- _Required task_: Retype the lines beneath this one, from the first through the line containing "const topYGrid = [-40, -20, 0, 20, 40];". Pictures are left out.

- _Given material_:
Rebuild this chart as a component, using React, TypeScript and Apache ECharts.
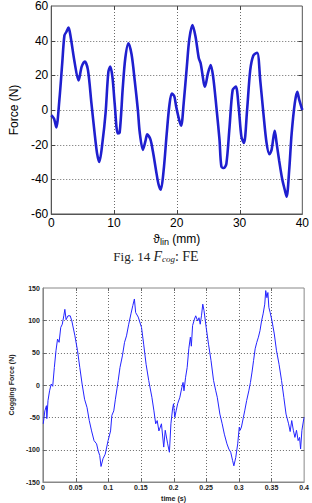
import React, { useEffect, useRef } from 'react';
import * as echarts from 'echarts';

// Fig. 14 (top): cogging force from FE, Force (N) vs theta_lin (mm)
const thetaMm = [
  0.0, 0.45, 0.8, 1.3, 1.75, 2.1, 2.4, 2.75, 3.1, 3.7, 4.35, 4.85, 5.35, 5.85, 6.4, 6.9, 7.3, 7.65, 8.15, 8.65,
  9.1, 9.4, 9.75, 10.1, 10.6, 10.9, 11.4, 11.8, 12.3, 12.8, 13.3, 13.8, 14.1, 14.6, 15.0, 15.3, 15.8, 16.2, 16.7, 17.1,
  17.45, 17.9, 18.4, 18.8, 19.2, 19.6, 19.9, 20.4, 20.7, 21.1, 21.6, 22.0, 22.5, 23.0, 23.5, 23.8, 24.5, 24.95, 25.4, 25.8,
  26.3, 26.8, 27.1, 27.5, 27.9, 28.4, 28.9, 29.4, 29.85, 30.3, 30.7, 31.2, 31.7, 32.2, 32.8, 33.3, 33.8, 34.3, 34.75, 35.1,
  35.6, 35.9, 36.3, 36.8, 37.2, 37.5, 37.9, 38.3, 38.8, 39.2, 39.5, 40.0,
];
const forceN = [
  -3, -5, -10, 6, 27, 43, 45, 47.5, 42, 28, 17, 25, 28, 23, 4, -13, -25, -30, -19, -2,
  22, 25, 19, 4, -13.5, -13, 13, 30, 38.5, 32, 17, 0, -13, -23, -18, -14, -17, -24, -35, -43,
  -46, -35, -13.5, 2, 9.5, 8, 2, -6, -9, 4, 25, 41, 49, 42, 30, 27, 13.5, 21, 26, 19,
  2, -17, -32.5, -33.5, -31, -10, 11.5, 13.5, 2, -15.5, -19, 0, 23, 31.5, 33, 17, -2, -19, -25.5, -23,
  -12, -19, -29, -40, -46, -50, -35, -13.5, 4, 10.5, 6, 0,
];
const topXRange = [0, 40];
const topYRange = [-60, 60];
const topXGrid = [10, 20, 30];
const topYGrid = [-40, -20, 0, 20, 40];

// Bottom: measured cogging force (N) vs time (s)
const timeS = [
  0.0005, 0.003, 0.0054, 0.006, 0.0078, 0.0102, 0.0127, 0.015, 0.0175, 0.02, 0.0224, 0.0248, 0.0273, 0.0297, 0.032, 0.0336,
  0.0355, 0.0384, 0.0418, 0.0443, 0.049, 0.053, 0.0565, 0.06, 0.0638, 0.0676, 0.071, 0.0745, 0.0783, 0.0822, 0.0847, 0.087,
  0.089, 0.092, 0.0954, 0.0998, 0.1036, 0.1056, 0.1085, 0.111, 0.1134, 0.1153, 0.118, 0.1217, 0.125, 0.128, 0.1314, 0.1348,
  0.1377, 0.1401, 0.142, 0.146, 0.151, 0.1543, 0.158, 0.162, 0.1669, 0.17, 0.1727, 0.175, 0.1776, 0.1815, 0.185, 0.1873,
  0.191, 0.1937, 0.196, 0.1985, 0.2, 0.2019, 0.204, 0.2063, 0.2097, 0.2127, 0.2146, 0.216, 0.2185, 0.2209, 0.2234, 0.2258,
  0.2273, 0.2292, 0.2321, 0.234, 0.237, 0.239, 0.2409, 0.2428, 0.2448, 0.2467, 0.25, 0.2536, 0.2574, 0.2613, 0.2647, 0.267,
  0.271, 0.2745, 0.2778, 0.2818, 0.2847, 0.2876, 0.2905, 0.2924, 0.2953, 0.2983, 0.3007, 0.302, 0.304, 0.307, 0.309, 0.312,
  0.3153, 0.3178, 0.3202, 0.3226, 0.325, 0.3275, 0.33, 0.3324, 0.3348, 0.3372, 0.3397, 0.3412, 0.343, 0.3445, 0.346, 0.348,
  0.3508, 0.3543, 0.3577, 0.3616, 0.3654, 0.3689, 0.3723, 0.3762, 0.3786, 0.381, 0.3835, 0.3859, 0.3883, 0.3908, 0.393, 0.3946,
  0.3966, 0.3995, 0.4,
];
const coggingForceN = [
  -60, -40, -32, -52, -24, -9, 1.5, -2, 27, 53, 71, 66, 89, 94, 107, 117,
  101, 107, 107, 99, 76, 53, 27, 1.5, -22, -35, -55, -71, -86, -91, -102, -109,
  -126, -114, -107, -86, -71, -47, -40, -22, -6, 7, 27, 45, 66, 76, 94, 110,
  123, 133, 112, 105, 89, 63, 32, 7, -19, -40, -60, -55, -71, -60, -96, -70,
  -91, -104, -60, -37, -29, -50, -40, -29, -19, -4, 4, -9, 12, 27, 56, 74,
  60, 92, 102, 107, 99, 104, 94, 107, 125, 115, 89, 63, 38, 7, -9, -19,
  -45, -60, -76, -91, -99, -104, -117, -125, -112, -91, -65, -70, -65, -50, -40, -24,
  -9, 4, 20, 38, 56, 66, 74, 84, 99, 110, 125, 146, 135, 143, 120, 112,
  99, 79, 53, 32, 7, -19, -45, -60, -72, -55, -70, -81, -70, -86, -81, -99,
  -70, -52, -50,
];
const botXRange = [0, 0.4];
const botYRange = [-150, 150];
const botXGrid = [0.05, 0.1, 0.15, 0.2, 0.25, 0.3, 0.35];
const botYGrid = [-100, -50, 0, 50, 100];

function gridSeries(
  axisIndex: number, xGrid: number[], yGrid: number[], xr: number[], yr: number[],
  gridColor: string, tickColor: string, tickLen: number,
) {
  const data = [
    ...xGrid.map((v) => [v, 0]),
    ...yGrid.map((v) => [v, 1]),
  ];
  return {
    type: 'custom',
    coordinateSystem: 'cartesian2d',
    xAxisIndex: axisIndex,
    yAxisIndex: axisIndex,
    silent: true,
    clip: false,
    z: 1,
    data,
    encode: { x: -1, y: -1 },
    renderItem: (_params: any, api: any) => {
      const v = api.value(0);
      const horizontal = api.value(1) === 1;
      const dot = { stroke: gridColor, lineWidth: 1, lineDash: [1, 2] };
      const tick = { stroke: tickColor, lineWidth: 1 };
      if (!horizontal) {
        const a = api.coord([v, yr[0]]);
        const b = api.coord([v, yr[1]]);
        const x = Math.round(a[0]) + 0.5;
        return {
          type: 'group',
          children: [
            { type: 'line', shape: { x1: x, y1: a[1], x2: x, y2: b[1] }, style: dot },
            { type: 'line', shape: { x1: x, y1: a[1], x2: x, y2: a[1] - tickLen }, style: tick },
            { type: 'line', shape: { x1: x, y1: b[1], x2: x, y2: b[1] + tickLen }, style: tick },
          ],
        };
      }
      const a = api.coord([xr[0], v]);
      const b = api.coord([xr[1], v]);
      const y = Math.round(a[1]) + 0.5;
      return {
        type: 'group',
        children: [
          { type: 'line', shape: { x1: a[0], y1: y, x2: b[0], y2: y }, style: dot },
          { type: 'line', shape: { x1: a[0], y1: y, x2: a[0] + tickLen, y2: y }, style: tick },
          { type: 'line', shape: { x1: b[0], y1: y, x2: b[0] - tickLen, y2: y }, style: tick },
        ],
      };
    },
  };
}

export default function App() {
  const ref = useRef<HTMLDivElement>(null);
  useEffect(() => {
    const chart = echarts.init(ref.current!, null, { renderer: 'svg' });
    const sans = '"Liberation Sans", Arial, sans-serif';
    const serif = '"Liberation Serif", "Times New Roman", serif';

    const topData = thetaMm.map((x, i) => [x, forceN[i]]);
    const botData = timeS.map((x, i) => [x, coggingForceN[i]]);

    const topLabel = { fontFamily: sans, fontSize: 12, color: '#000' };
    const botLabel = { fontFamily: sans, fontSize: 7, color: '#222', fontWeight: 'bold' };

    const option: any = {
      animation: false,
      grid: [
        { left: 33, top: 6, width: 272, height: 208, show: true, borderColor: '#555', borderWidth: 1 },
        { left: 33, top: 288, width: 274, height: 194, show: true, borderColor: '#888', borderWidth: 1 },
      ],
      xAxis: [
        {
          gridIndex: 0, type: 'value', min: topXRange[0], max: topXRange[1], interval: 10,
          axisLine: { show: true, onZero: false, lineStyle: { color: '#555' } },
          axisTick: { show: false },
          axisLabel: { ...topLabel, margin: 3 },
          splitLine: { show: false },
          name: '{t|ϑ}{s|lin} {t|(mm)}', nameLocation: 'middle', nameGap: 17,
          nameTextStyle: {
            rich: {
              t: { fontFamily: sans, fontSize: 12, color: '#000' },
              s: { fontFamily: sans, fontSize: 9, color: '#000', verticalAlign: 'bottom', padding: [6, 0, 0, 0] },
            },
          },
        },
        {
          gridIndex: 1, type: 'value', min: botXRange[0], max: botXRange[1], interval: 0.05,
          axisLine: { show: true, onZero: false, lineStyle: { color: '#888' } },
          axisTick: { show: false },
          axisLabel: { ...botLabel, margin: 2, formatter: (v: number) => String(+v.toFixed(2)) },
          splitLine: { show: false },
          name: 'time (s)', nameLocation: 'middle', nameGap: 13,
          nameTextStyle: { ...botLabel },
        },
      ],
      yAxis: [
        {
          gridIndex: 0, type: 'value', min: topYRange[0], max: topYRange[1], interval: 20,
          axisLine: { show: true, onZero: false, lineStyle: { color: '#555' } },
          axisTick: { show: false },
          axisLabel: { ...topLabel, margin: 3 },
          splitLine: { show: false },
          name: 'Force (N)', nameLocation: 'middle', nameGap: 30,
          nameTextStyle: { fontFamily: sans, fontSize: 12, color: '#000' },
        },
        {
          gridIndex: 1, type: 'value', min: botYRange[0], max: botYRange[1], interval: 50,
          axisLine: { show: true, onZero: false, lineStyle: { color: '#888' } },
          axisTick: { show: false },
          axisLabel: { ...botLabel, margin: 3 },
          splitLine: { show: false },
          name: 'Cogging Force (N)', nameLocation: 'middle', nameGap: 22,
          nameTextStyle: { ...botLabel },
        },
      ],
      series: [
        gridSeries(0, topXGrid, topYGrid, topXRange, topYRange, '#6a6a6a', '#444', 4),
        gridSeries(1, botXGrid, botYGrid, botXRange, botYRange, '#6a6a6a', '#666', 3),
        {
          type: 'line', xAxisIndex: 0, yAxisIndex: 0, data: topData, showSymbol: false, smooth: 0.3,
          lineStyle: { color: '#1f1fcf', width: 2.6 }, z: 3,
        },
        {
          type: 'line', xAxisIndex: 1, yAxisIndex: 1, data: botData, showSymbol: false,
          lineStyle: { color: '#2424ff', width: 1 }, z: 3,
        },
      ],
      graphic: [
        {
          type: 'text', left: 'center', top: 249,
          style: {
            text: 'Fig. 14 {i|F}{s|cog}{n|: FE}',
            font: `13px ${serif}`, fill: '#222',
            rich: {
              i: { fontFamily: serif, fontSize: 14, fontStyle: 'italic', fill: '#222', color: '#222' },
              s: { fontFamily: serif, fontSize: 9, fontStyle: 'italic', fill: '#222', color: '#222', padding: [5, 0, 0, 0] },
              n: { fontFamily: serif, fontSize: 14, fill: '#222', color: '#222' },
            },
          },
        },
      ],
    };
    chart.setOption(option);
    return () => chart.dispose();
  }, []);
  return (
    <div
      ref={ref}
      style={{ position: 'absolute', left: 0, top: 0, width: 312, height: 503, background: '#fff' }}
    />
  );
}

- _Response below_:
Rebuild this chart as a component, using React, TypeScript and Apache ECharts.
import React, { useEffect, useRef } from 'react';
import * as echarts from 'echarts';

// Fig. 14 (top): cogging force from FE, Force (N) vs theta_lin (mm)
const thetaMm = [
  0.0, 0.45, 0.8, 1.3, 1.75, 2.1, 2.4, 2.75, 3.1, 3.7, 4.35, 4.85, 5.35, 5.85, 6.4, 6.9, 7.3, 7.65, 8.15, 8.65,
  9.1, 9.4, 9.75, 10.1, 10.6, 10.9, 11.4, 11.8, 12.3, 12.8, 13.3, 13.8, 14.1, 14.6, 15.0, 15.3, 15.8, 16.2, 16.7, 17.1,
  17.45, 17.9, 18.4, 18.8, 19.2, 19.6, 19.9, 20.4, 20.7, 21.1, 21.6, 22.0, 22.5, 23.0, 23.5, 23.8, 24.5, 24.95, 25.4, 25.8,
  26.3, 26.8, 27.1, 27.5, 27.9, 28.4, 28.9, 29.4, 29.85, 30.3, 30.7, 31.2, 31.7, 32.2, 32.8, 33.3, 33.8, 34.3, 34.75, 35.1,
  35.6, 35.9, 36.3, 36.8, 37.2, 37.5, 37.9, 38.3, 38.8, 39.2, 39.5, 40.0,
];
const forceN = [
  -3, -5, -10, 6, 27, 43, 45, 47.5, 42, 28, 17, 25, 28, 23, 4, -13, -25, -30, -19, -2,
  22, 25, 19, 4, -13.5, -13, 13, 30, 38.5, 32, 17, 0, -13, -23, -18, -14, -17, -24, -35, -43,
  -46, -35, -13.5, 2, 9.5, 8, 2, -6, -9, 4, 25, 41, 49, 42, 30, 27, 13.5, 21, 26, 19,
  2, -17, -32.5, -33.5, -31, -10, 11.5, 13.5, 2, -15.5, -19, 0, 23, 31.5, 33, 17, -2, -19, -25.5, -23,
  -12, -19, -29, -40, -46, -50, -35, -13.5, 4, 10.5, 6, 0,
];
const topXRange = [0, 40];
const topYRange = [-60, 60];
const topXGrid = [10, 20, 30];
const topYGrid = [-40, -20, 0, 20, 40];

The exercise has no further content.